Written by Marian Starkey | Published: May 19, 2017

If so, it’s not a hill we’re willing to die on.

We are often asked why we don’t lobby for an end to “government incentives for people to have children.” Some believe that the tax breaks people get in the United States might lead them to have more children than they would otherwise have, and that Population Connection should therefore work to eliminate tax breaks related to dependents.

I should say right up front that we don’t want to prevent people from having children that they desire.
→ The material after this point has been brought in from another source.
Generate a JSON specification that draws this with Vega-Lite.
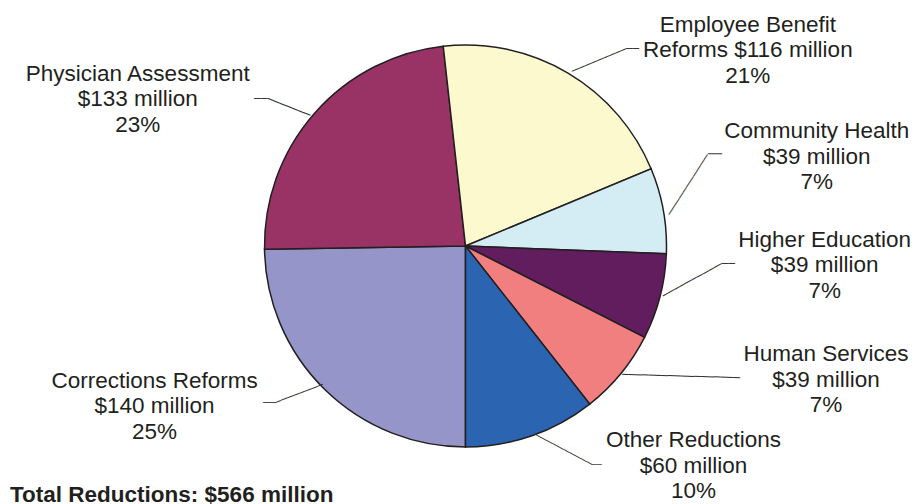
{
  "$schema": "https://vega.github.io/schema/vega-lite/v6.json",
  "width": 915,
  "height": 492,
  "autosize": "none",
  "padding": {"left": 8, "top": 0, "right": 0, "bottom": 12},
  "background": "white",
  "config": {"view": {"stroke": null}},
  "data": {
    "values": [
      {"category": "Corrections Reforms", "amount": 140, "rank": 1, "label": ["Corrections Reforms", "$140 million", "25%"]},
      {"category": "Physician Assessment", "amount": 133, "rank": 2, "label": ["Physician Assessment", "$133 million", "23%"]},
      {"category": "Employee Benefit Reforms", "amount": 116, "rank": 3, "label": ["Employee Benefit", "Reforms $116 million", "21%"]},
      {"category": "Community Health", "amount": 39, "rank": 4, "label": ["Community Health", "$39 million", "7%"]},
      {"category": "Higher Education", "amount": 39, "rank": 5, "label": ["Higher Education", "$39 million", "7%"]},
      {"category": "Human Services", "amount": 39, "rank": 6, "label": ["Human Services", "$39 million", "7%"]},
      {"category": "Other Reductions", "amount": 60, "rank": 7, "label": ["Other Reductions", "$60 million", "10%"]}
    ]
  },
  "encoding": {
    "theta": {"field": "amount", "type": "quantitative", "stack": true, "scale": {"range": [3.141592653589793, 9.42477796076938]}},
    "order": {"field": "rank", "type": "quantitative"},
    "detail": {"field": "category", "type": "nominal"}
  },
  "layer": [
    {
      "mark": {"type": "arc", "outerRadius": 201, "stroke": "#231F20", "strokeWidth": 1.5},
      "encoding": {
        "color": {
          "field": "category",
          "type": "nominal",
          "legend": null,
          "scale": {
            "domain": ["Corrections Reforms", "Physician Assessment", "Employee Benefit Reforms", "Community Health", "Higher Education", "Human Services", "Other Reductions"],
            "range": ["#9595C9", "#993366", "#FCF9CE", "#D4EDF4", "#611D5E", "#F17F80", "#2B65B2"]
          }
        }
      }
    },
    {"mark": {"type": "text", "radius": 522.5, "thetaOffset": 0.2817, "font": "Liberation Sans", "fontSize": 22.5, "fontWeight": "bold", "align": "left", "baseline": "alphabetic", "color": "#231F20"},
     "encoding": {"text": {"condition": {"test": "datum.category === 'Corrections Reforms'", "value": "Total Reductions: $566 million"}, "value": ""}}},
    {"mark": {"type": "text", "radius": 370.2, "thetaOffset": -0.2381, "font": "Liberation Sans", "fontSize": 22.5, "lineHeight": 25.5, "align": "center", "baseline": "middle", "color": "#231F20"},
     "encoding": {"text": {"condition": {"test": "datum.category === 'Physician Assessment'", "field": "label"}, "value": ""}}},
    {"mark": {"type": "text", "radius": 358.8, "thetaOffset": 0.3728, "font": "Liberation Sans", "fontSize": 22.5, "lineHeight": 25.5, "align": "center", "baseline": "middle", "color": "#231F20"},
     "encoding": {"text": {"condition": {"test": "datum.category === 'Employee Benefit Reforms'", "field": "label"}, "value": ""}}},
    {"mark": {"type": "text", "radius": 369.5, "thetaOffset": -0.1383, "font": "Liberation Sans", "fontSize": 22.5, "lineHeight": 25.5, "align": "center", "baseline": "middle", "color": "#231F20"},
     "encoding": {"text": {"condition": {"test": "datum.category === 'Community Health'", "field": "label"}, "value": ""}}},
    {"mark": {"type": "text", "radius": 359.2, "thetaOffset": -0.2731, "font": "Liberation Sans", "fontSize": 22.5, "lineHeight": 25.5, "align": "center", "baseline": "middle", "color": "#231F20"},
     "encoding": {"text": {"condition": {"test": "datum.category === 'Higher Education'", "field": "label"}, "value": ""}}},
    {"mark": {"type": "text", "radius": 376.3, "thetaOffset": -0.3971, "font": "Liberation Sans", "fontSize": 22.5, "lineHeight": 25.5, "align": "center", "baseline": "middle", "color": "#231F20"},
     "encoding": {"text": {"condition": {"test": "datum.category === 'Human Services'", "field": "label"}, "value": ""}}},
    {"mark": {"type": "text", "radius": 299.5, "thetaOffset": -0.5323, "font": "Liberation Sans", "fontSize": 22.5, "lineHeight": 25.5, "align": "center", "baseline": "middle", "color": "#231F20"},
     "encoding": {"text": {"condition": {"test": "datum.category === 'Other Reductions'", "field": "label"}, "value": ""}}},
    {"mark": {"type": "text", "radius": 338.8, "thetaOffset": 0.3852, "font": "Liberation Sans", "fontSize": 22.5, "lineHeight": 25.5, "align": "center", "baseline": "middle", "color": "#231F20"},
     "encoding": {"text": {"condition": {"test": "datum.category === 'Corrections Reforms'", "field": "label"}, "value": ""}}},

    {"mark": {"type": "text", "radius": 252.1, "thetaOffset": -0.0990, "angle": 0, "font": "DejaVu Sans", "fontSize": 11.05, "align": "center", "baseline": "middle", "color": "#333333"},
     "encoding": {"text": {"condition": {"test": "datum.category === 'Physician Assessment'", "value": "──"}, "value": ""}}},
    {"mark": {"type": "text", "radius": 224.6, "thetaOffset": -0.0571, "angle": 21.7, "font": "DejaVu Sans", "fontSize": 10.92, "align": "center", "baseline": "middle", "color": "#333333"},
     "encoding": {"text": {"condition": {"test": "datum.category === 'Physician Assessment'", "value": "───────"}, "value": ""}}},
    {"mark": {"type": "text", "radius": 258.0, "thetaOffset": 0.1710, "angle": 0, "font": "DejaVu Sans", "fontSize": 10.8, "align": "center", "baseline": "middle", "color": "#333333"},
     "encoding": {"text": {"condition": {"test": "datum.category === 'Employee Benefit Reforms'", "value": "──"}, "value": ""}}},
    {"mark": {"type": "text", "radius": 228.4, "thetaOffset": 0.0915, "angle": -22.8, "font": "DejaVu Sans", "fontSize": 10.82, "align": "center", "baseline": "middle", "color": "#333333"},
     "encoding": {"text": {"condition": {"test": "datum.category === 'Employee Benefit Reforms'", "value": "─────────"}, "value": ""}}},
    {"mark": {"type": "text", "radius": 265.6, "thetaOffset": -0.1721, "angle": 0, "font": "DejaVu Sans", "fontSize": 11.63, "align": "center", "baseline": "middle", "color": "#333333"},
     "encoding": {"text": {"condition": {"test": "datum.category === 'Community Health'", "value": "──"}, "value": ""}}},
    {"mark": {"type": "text", "radius": 231.4, "thetaOffset": -0.0892, "angle": -57.2, "font": "DejaVu Sans", "fontSize": 10.78, "align": "center", "baseline": "middle", "color": "#333333"},
     "encoding": {"text": {"condition": {"test": "datum.category === 'Community Health'", "value": "───────────"}, "value": ""}}},
    {"mark": {"type": "text", "radius": 263.4, "thetaOffset": -0.1859, "angle": 0, "font": "DejaVu Sans", "fontSize": 11.05, "align": "center", "baseline": "middle", "color": "#333333"},
     "encoding": {"text": {"condition": {"test": "datum.category === 'Higher Education'", "value": "──"}, "value": ""}}},
    {"mark": {"type": "text", "radius": 229.6, "thetaOffset": -0.1045, "angle": -29.0, "font": "DejaVu Sans", "fontSize": 11.1, "align": "center", "baseline": "middle", "color": "#333333"},
     "encoding": {"text": {"condition": {"test": "datum.category === 'Higher Education'", "value": "──────────"}, "value": ""}}},
    {"mark": {"type": "text", "radius": 252.0, "thetaOffset": -0.1430, "angle": 1.6, "font": "DejaVu Sans", "fontSize": 10.89, "align": "center", "baseline": "middle", "color": "#333333"},
     "encoding": {"text": {"condition": {"test": "datum.category === 'Human Services'", "value": "──────────────────"}, "value": ""}}},
    {"mark": {"type": "text", "radius": 255.3, "thetaOffset": -0.2068, "angle": 0, "font": "DejaVu Sans", "fontSize": 8.31, "align": "center", "baseline": "middle", "color": "#333333"},
     "encoding": {"text": {"condition": {"test": "datum.category === 'Other Reductions'", "value": "──"}, "value": ""}}},
    {"mark": {"type": "text", "radius": 226.3, "thetaOffset": -0.1143, "angle": 27.9, "font": "DejaVu Sans", "fontSize": 10.65, "align": "center", "baseline": "middle", "color": "#333333"},
     "encoding": {"text": {"condition": {"test": "datum.category === 'Other Reductions'", "value": "──────────"}, "value": ""}}},
    {"mark": {"type": "text", "radius": 251.7, "thetaOffset": 0.1187, "angle": 0, "font": "DejaVu Sans", "fontSize": 9.97, "align": "center", "baseline": "middle", "color": "#333333"},
     "encoding": {"text": {"condition": {"test": "datum.category === 'Corrections Reforms'", "value": "──"}, "value": ""}}},
    {"mark": {"type": "text", "radius": 222.9, "thetaOffset": 0.0665, "angle": -20.9, "font": "DejaVu Sans", "fontSize": 10.67, "align": "center", "baseline": "middle", "color": "#333333"},
     "encoding": {"text": {"condition": {"test": "datum.category === 'Corrections Reforms'", "value": "────────"}, "value": ""}}}
  ]
}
We work to enable people to have the number of children they want to have, when they want to have them.

And more to the point of this blog post, anyone who has children would vehemently agree that no incentive is large enough for it to be a net financial gain to have children.

But for the sake of argument, let’s go ahead and explore the tax breaks parents and legal guardians receive for their dependents:

  • In 2016, the IRS provided a $4,050 exemption for each qualifying child.
  • A new baby provided a $1,000 one-time tax credit in 2016, although it phased out as incomes rose above $110,000 on joint returns, and above $75,000 on single and head of household returns.
  • Eligibility for the Earned Income Tax Credit (EITC) is offered at higher incomes for those with children (in other words, earners that made too much money to qualify for the EITC without dependents might qualify if they had one or more dependents). For the 2016 tax year, the maximum credit was $6,269, for a married couple with three or more qualifying children. In order to receive that full credit, however, that couple’s adjusted gross income (AGI) would have to be less than $53,505.

Let’s tally up the tax savings from two extreme examples in which two couples with very different incomes delivered triplets or took in (through adoption or foster care) three children in 2016.

The couple with the lower income (less than $53,505) would benefit from these savings:

  • $12,150 exemption ($4,050 x 3)
    • Earning less than $53,505 would put them in either the 10% or 15% income bracket, meaning that their exemptions would save them either $1,215 or $1,822.50 (10% and 15% of $12,150, respectively).
  • $3,000 tax credit ($1,000 x 3)
  • $6,269 EITC

For this couple, the best-case scenario is that they save $11,091.50 in taxes averted ($1,822.50 + $3,000 + $6,269).

The wealthy couple (in the highest tax bracket of 39.6% for having a joint income of $466,951 or more) wouldn’t fare quite as well, but would still save $4,811.40:

  • $12,150 exemption ($4,050 x 3)
    • In the highest tax bracket, they would save $4,811.40 ($12,150 x 0.396).
  • No tax credit because income too high
  • No EITC because income too high

Anyone who has ever raised three children knows that it costs more than $4,811.40 or even $11,091.50 per year—and remember, $3,000 would be knocked off each of those numbers for every year after the first because the child tax credit only applies the year the child came under the filer’s care.

In fact, the Department of Agriculture estimates that it costs between $12,350 and nearly $14,000 a year, on average, to raise a child born in 2015—that’s between $37,050 and $42,000 a year for three kids (although the estimates do assume a 24% reduction in cost per child when there are more than three, due to economies of scale). And those estimates are only through age 17—they do not consider college.

In industrial societies, children aren’t earners, except in the rarest of cases, making childbearing worthwhile for personal reasons only. The parents I know mostly say that having children is the most difficult and also the most joyous and fulfilling thing they’ve done in their lives. Not a single one of them has said that it makes any sort of financial sense.